Cidadania no Brasil: uma homenagem a José Murilo de Carvalho

31 agosto 2023 - 05h00

Ao ler artigo de Christian Linch (FSP, 27/08) em homenagem a José Murilo de Carvalho, historiador e membro da Academia Brasileira de Letras, retomei seu livro mais popular - Cidadania no Brasil: o longo caminho, publicado em 2001.
José Murilo de Carvalho nasceu em Piedade do Rio Grande, em Minas Gerais, em 1939; e morreu em 13 de agosto próximo passado. Em um de seus livros, "Teatro de Sombras" ele retoma a ideia de Victor Nunes Leal sobre a tensão entre instituições modernas como o direito do voto e uma sociedade arcaica ainda baseada no trabalho precário, seja do escravo no século XIX seja do assalariado no século XX.
As tensões e contradições da sociedade brasileira estão presentes em outros de seus livros como "Os bestializados", pleno de fotos muito bem analisadas sobre a proclamação da República em que as elites militares dão um golpe e o povo vê a proclamação da República bestializado sem nada compreender. Revelam-se assim o descolamento entre elite e povo; uma República proclamada sem povo; e uma cidadania desenvolvida a partir do Estado e não da sociedade.
O livro de José Murilo de Carvalho que mais gosto é talvez o mais direto, o mais simples, o mais fácil de ler; e talvez a síntese de seu pensamento. Trata-se "Cidadania no Brasil: o longo caminho". Neste livro, Murilo de Carvalho retoma uma ideia de T.H. Marshall na qual o autor inglês mostra que a conquista da cidadania na Inglaterra passou por três ondas: as conquistas dos direitos civis no século XVIII; dos direitos políticos no século XIX; e dos direitos sociais no século XX. Ao retomar a história do Brasil, Murilo de Carvalho observa que nossa história inverte as ondas de conquistas cidadãs inglesas. Primeiro, por concessão do Estado, alguns direitos sociais; depois os direitos políticos e finalmente a observância de um déficit de direitos civis "fundamentais à vida, à liberdade, à propriedade, à igualdade perante a Lei" que desdobram-se nos direitos de "ir e vir, de escolher o trabalho, de manifestar o pensamento, de organizar-se, de ter respeitada a inviolabilidade do lar e da correspondência, de não ser preso a não ser pela autoridade competente e de acordo com as leis, de não ser condenado sem processo legal regular".
Todos esses direitos civis, base das conquistas de cidadania na Inglaterra desde o século XVIII e déficit na conquista da cidadania no Brasil exigem uma "justiça independente, eficiente, barata e acessível a todos".

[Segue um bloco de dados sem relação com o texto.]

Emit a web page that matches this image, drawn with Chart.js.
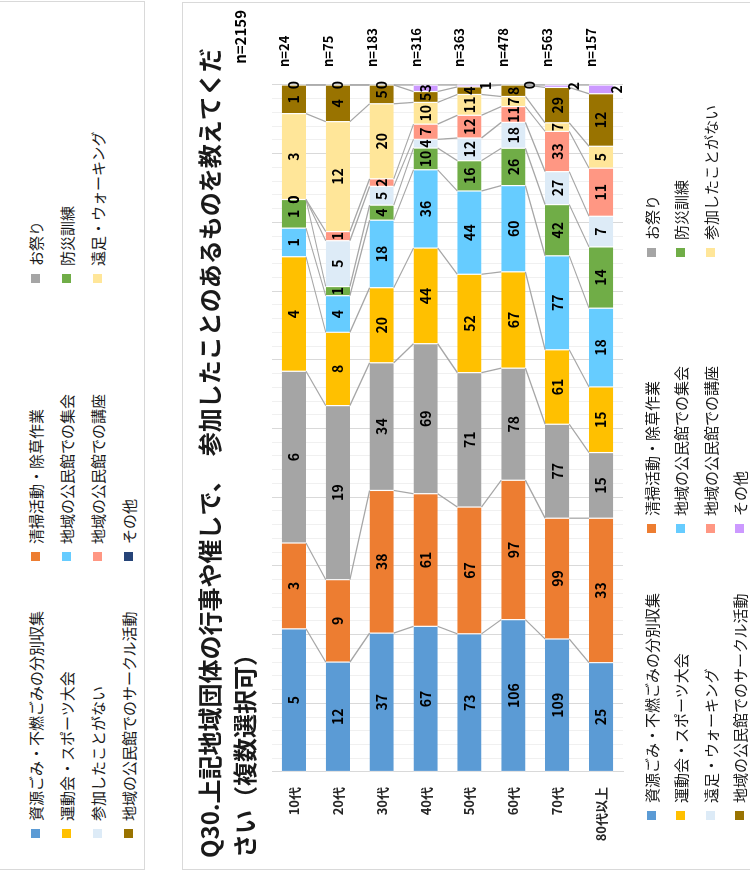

Parece que a análise do historiador, sociólogo, cientista político José Murilo de Carvalho é absolutamente contemporânea. A leitura desse livro leve e riquíssimo de informação e análise é fortemente recomendado a todos nós que queremos participar mais ativamente da vida pública e compreender melhor nosso país, nosso estado, nosso município.
José Murilo de Carvalho nos deixa mas sua obra permanece tornando-o presente entre nós e nos desafiando a reexaminar seus escritos, a construir uma república em que povo e a elite não estejam descolados uns dos outros, e finalmente a suprir os déficits de cidadania.